**WORK REQUIRED:** Print verbatim the opening line of the material and every subsequent line through the one containing "[173, 232, 300, 367, 440, 507], 31.5, 862, 511)".

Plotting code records

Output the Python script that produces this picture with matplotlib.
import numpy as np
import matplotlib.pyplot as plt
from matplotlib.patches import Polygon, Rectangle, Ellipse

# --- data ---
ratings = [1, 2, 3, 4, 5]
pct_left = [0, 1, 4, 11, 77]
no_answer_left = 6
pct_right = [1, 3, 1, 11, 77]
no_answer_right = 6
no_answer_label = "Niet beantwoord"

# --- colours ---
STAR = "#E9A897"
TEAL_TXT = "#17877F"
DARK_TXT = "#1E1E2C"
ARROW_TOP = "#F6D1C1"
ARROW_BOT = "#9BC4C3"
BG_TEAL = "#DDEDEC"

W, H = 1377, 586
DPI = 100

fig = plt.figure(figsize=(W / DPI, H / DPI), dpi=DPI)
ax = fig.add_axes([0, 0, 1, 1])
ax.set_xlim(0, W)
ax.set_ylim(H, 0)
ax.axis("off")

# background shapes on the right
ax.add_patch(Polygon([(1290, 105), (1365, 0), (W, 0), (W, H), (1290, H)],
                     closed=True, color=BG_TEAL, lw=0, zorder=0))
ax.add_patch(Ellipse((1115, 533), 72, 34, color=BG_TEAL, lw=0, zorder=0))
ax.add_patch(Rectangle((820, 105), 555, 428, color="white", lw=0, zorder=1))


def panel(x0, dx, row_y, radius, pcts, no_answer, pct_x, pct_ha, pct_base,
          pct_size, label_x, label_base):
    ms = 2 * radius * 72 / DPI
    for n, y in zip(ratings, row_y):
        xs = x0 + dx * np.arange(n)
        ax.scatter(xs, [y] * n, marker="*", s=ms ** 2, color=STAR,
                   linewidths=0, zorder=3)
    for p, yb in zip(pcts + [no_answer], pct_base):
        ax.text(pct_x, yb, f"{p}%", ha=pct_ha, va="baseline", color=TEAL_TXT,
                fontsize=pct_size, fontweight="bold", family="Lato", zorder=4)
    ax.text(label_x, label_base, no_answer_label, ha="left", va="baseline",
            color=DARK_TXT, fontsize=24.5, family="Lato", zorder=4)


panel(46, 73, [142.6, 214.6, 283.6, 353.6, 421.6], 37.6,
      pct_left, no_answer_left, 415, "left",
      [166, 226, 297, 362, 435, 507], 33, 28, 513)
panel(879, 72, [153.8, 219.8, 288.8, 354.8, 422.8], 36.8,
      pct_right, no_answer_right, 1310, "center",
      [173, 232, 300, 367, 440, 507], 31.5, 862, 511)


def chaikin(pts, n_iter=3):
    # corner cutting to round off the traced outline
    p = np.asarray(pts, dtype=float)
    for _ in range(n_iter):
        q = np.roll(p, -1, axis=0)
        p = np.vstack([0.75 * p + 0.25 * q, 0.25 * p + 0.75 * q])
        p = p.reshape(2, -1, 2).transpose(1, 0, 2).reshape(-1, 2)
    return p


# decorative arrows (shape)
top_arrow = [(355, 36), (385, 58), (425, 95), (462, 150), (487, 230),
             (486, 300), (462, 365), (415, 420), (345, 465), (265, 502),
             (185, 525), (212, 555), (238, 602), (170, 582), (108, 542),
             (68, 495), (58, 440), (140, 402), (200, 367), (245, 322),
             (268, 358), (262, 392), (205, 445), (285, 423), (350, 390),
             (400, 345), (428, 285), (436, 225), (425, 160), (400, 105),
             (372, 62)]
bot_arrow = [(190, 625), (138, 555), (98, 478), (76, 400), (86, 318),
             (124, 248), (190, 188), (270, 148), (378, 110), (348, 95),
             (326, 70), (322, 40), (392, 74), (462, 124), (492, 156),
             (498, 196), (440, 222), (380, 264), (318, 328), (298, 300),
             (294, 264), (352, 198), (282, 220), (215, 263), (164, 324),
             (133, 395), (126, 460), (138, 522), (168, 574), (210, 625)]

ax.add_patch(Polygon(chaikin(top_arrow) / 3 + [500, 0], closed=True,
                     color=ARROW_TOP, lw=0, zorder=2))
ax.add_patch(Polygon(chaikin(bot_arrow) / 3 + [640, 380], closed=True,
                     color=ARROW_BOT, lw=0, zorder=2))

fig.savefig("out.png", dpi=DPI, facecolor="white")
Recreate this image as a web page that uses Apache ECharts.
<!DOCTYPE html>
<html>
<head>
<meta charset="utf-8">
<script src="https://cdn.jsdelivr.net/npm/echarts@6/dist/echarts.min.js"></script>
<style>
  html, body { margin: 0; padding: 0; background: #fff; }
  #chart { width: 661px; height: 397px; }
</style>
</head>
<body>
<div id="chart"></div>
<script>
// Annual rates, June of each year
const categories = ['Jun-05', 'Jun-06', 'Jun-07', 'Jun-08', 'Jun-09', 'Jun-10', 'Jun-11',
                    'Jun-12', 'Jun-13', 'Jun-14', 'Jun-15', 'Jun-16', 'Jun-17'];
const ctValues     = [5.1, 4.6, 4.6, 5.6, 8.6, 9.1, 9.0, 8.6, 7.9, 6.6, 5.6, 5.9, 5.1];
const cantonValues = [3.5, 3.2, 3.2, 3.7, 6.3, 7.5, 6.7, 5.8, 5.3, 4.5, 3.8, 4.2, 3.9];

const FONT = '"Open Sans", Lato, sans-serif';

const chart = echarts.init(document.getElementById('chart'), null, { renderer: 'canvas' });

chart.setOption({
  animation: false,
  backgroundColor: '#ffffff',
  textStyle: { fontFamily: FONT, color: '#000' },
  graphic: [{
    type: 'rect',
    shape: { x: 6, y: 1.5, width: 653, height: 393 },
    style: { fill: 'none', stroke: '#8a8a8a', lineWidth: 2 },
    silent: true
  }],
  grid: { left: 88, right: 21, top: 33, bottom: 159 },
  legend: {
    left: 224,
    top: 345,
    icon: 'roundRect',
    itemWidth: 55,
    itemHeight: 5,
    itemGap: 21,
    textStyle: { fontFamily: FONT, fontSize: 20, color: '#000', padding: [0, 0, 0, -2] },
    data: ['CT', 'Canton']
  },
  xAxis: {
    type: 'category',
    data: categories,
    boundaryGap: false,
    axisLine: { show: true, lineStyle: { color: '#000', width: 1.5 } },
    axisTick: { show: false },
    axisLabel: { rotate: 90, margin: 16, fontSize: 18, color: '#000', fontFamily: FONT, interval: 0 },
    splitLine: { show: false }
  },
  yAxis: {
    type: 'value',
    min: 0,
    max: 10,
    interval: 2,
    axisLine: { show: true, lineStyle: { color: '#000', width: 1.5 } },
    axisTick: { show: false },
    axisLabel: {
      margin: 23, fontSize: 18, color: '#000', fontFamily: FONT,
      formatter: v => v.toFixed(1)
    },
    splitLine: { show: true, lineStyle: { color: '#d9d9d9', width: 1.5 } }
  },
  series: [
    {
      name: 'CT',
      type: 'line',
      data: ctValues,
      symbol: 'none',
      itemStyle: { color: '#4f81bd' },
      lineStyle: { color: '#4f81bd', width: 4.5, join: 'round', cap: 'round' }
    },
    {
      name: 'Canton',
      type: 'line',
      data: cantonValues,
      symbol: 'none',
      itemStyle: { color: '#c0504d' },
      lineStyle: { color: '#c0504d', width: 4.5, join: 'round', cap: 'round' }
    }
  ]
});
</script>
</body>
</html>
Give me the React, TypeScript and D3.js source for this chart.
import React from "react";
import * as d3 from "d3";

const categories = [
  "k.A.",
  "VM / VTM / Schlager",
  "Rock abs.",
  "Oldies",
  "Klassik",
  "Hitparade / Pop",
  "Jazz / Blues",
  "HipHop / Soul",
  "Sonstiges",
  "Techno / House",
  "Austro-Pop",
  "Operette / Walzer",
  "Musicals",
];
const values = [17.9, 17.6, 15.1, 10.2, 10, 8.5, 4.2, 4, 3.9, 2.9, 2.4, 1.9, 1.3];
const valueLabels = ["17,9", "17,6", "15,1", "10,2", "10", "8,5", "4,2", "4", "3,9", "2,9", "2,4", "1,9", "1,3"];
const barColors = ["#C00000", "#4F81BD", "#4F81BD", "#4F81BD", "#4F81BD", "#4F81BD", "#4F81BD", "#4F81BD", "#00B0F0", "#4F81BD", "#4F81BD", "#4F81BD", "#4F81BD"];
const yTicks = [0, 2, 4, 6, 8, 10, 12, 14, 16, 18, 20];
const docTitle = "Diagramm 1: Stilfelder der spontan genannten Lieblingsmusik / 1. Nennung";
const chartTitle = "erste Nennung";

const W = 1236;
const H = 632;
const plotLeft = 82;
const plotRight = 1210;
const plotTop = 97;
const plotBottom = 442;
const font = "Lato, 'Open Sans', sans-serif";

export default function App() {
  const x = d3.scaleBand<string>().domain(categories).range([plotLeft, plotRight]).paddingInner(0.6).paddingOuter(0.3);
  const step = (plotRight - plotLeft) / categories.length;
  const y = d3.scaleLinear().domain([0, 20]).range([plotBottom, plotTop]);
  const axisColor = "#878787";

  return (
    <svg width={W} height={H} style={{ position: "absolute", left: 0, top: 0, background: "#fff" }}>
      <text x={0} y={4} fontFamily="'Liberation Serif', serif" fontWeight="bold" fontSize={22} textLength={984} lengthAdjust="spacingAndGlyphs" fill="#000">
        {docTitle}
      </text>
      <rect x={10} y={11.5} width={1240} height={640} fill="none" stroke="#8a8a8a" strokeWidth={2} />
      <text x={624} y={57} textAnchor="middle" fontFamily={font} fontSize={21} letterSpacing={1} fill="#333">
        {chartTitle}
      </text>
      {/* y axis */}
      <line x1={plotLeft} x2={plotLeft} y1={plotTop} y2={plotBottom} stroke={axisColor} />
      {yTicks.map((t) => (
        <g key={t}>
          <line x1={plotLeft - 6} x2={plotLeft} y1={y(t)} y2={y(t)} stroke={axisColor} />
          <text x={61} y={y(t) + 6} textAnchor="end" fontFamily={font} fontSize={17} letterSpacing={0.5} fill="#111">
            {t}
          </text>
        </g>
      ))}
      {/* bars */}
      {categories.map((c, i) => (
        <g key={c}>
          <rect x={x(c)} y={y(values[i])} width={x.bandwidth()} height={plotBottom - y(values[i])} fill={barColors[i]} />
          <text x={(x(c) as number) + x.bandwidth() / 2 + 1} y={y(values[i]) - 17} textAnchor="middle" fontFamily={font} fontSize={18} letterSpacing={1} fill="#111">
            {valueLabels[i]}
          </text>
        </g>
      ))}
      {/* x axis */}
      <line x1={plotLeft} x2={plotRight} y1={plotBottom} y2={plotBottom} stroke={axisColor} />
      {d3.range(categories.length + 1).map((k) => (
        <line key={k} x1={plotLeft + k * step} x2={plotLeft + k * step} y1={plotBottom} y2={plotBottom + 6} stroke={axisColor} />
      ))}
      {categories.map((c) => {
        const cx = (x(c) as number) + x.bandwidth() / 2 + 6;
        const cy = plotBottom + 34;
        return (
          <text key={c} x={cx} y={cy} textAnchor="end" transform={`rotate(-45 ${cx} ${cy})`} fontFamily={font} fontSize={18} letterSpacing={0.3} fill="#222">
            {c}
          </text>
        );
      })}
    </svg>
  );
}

**FINAL RESULT:**
Output the Python script that produces this picture with matplotlib.
import numpy as np
import matplotlib.pyplot as plt
from matplotlib.patches import Polygon, Rectangle, Ellipse

# --- data ---
ratings = [1, 2, 3, 4, 5]
pct_left = [0, 1, 4, 11, 77]
no_answer_left = 6
pct_right = [1, 3, 1, 11, 77]
no_answer_right = 6
no_answer_label = "Niet beantwoord"

# --- colours ---
STAR = "#E9A897"
TEAL_TXT = "#17877F"
DARK_TXT = "#1E1E2C"
ARROW_TOP = "#F6D1C1"
ARROW_BOT = "#9BC4C3"
BG_TEAL = "#DDEDEC"

W, H = 1377, 586
DPI = 100

fig = plt.figure(figsize=(W / DPI, H / DPI), dpi=DPI)
ax = fig.add_axes([0, 0, 1, 1])
ax.set_xlim(0, W)
ax.set_ylim(H, 0)
ax.axis("off")

# background shapes on the right
ax.add_patch(Polygon([(1290, 105), (1365, 0), (W, 0), (W, H), (1290, H)],
                     closed=True, color=BG_TEAL, lw=0, zorder=0))
ax.add_patch(Ellipse((1115, 533), 72, 34, color=BG_TEAL, lw=0, zorder=0))
ax.add_patch(Rectangle((820, 105), 555, 428, color="white", lw=0, zorder=1))


def panel(x0, dx, row_y, radius, pcts, no_answer, pct_x, pct_ha, pct_base,
          pct_size, label_x, label_base):
    ms = 2 * radius * 72 / DPI
    for n, y in zip(ratings, row_y):
        xs = x0 + dx * np.arange(n)
        ax.scatter(xs, [y] * n, marker="*", s=ms ** 2, color=STAR,
                   linewidths=0, zorder=3)
    for p, yb in zip(pcts + [no_answer], pct_base):
        ax.text(pct_x, yb, f"{p}%", ha=pct_ha, va="baseline", color=TEAL_TXT,
                fontsize=pct_size, fontweight="bold", family="Lato", zorder=4)
    ax.text(label_x, label_base, no_answer_label, ha="left", va="baseline",
            color=DARK_TXT, fontsize=24.5, family="Lato", zorder=4)


panel(46, 73, [142.6, 214.6, 283.6, 353.6, 421.6], 37.6,
      pct_left, no_answer_left, 415, "left",
      [166, 226, 297, 362, 435, 507], 33, 28, 513)
panel(879, 72, [153.8, 219.8, 288.8, 354.8, 422.8], 36.8,
      pct_right, no_answer_right, 1310, "center",
      [173, 232, 300, 367, 440, 507], 31.5, 862, 511)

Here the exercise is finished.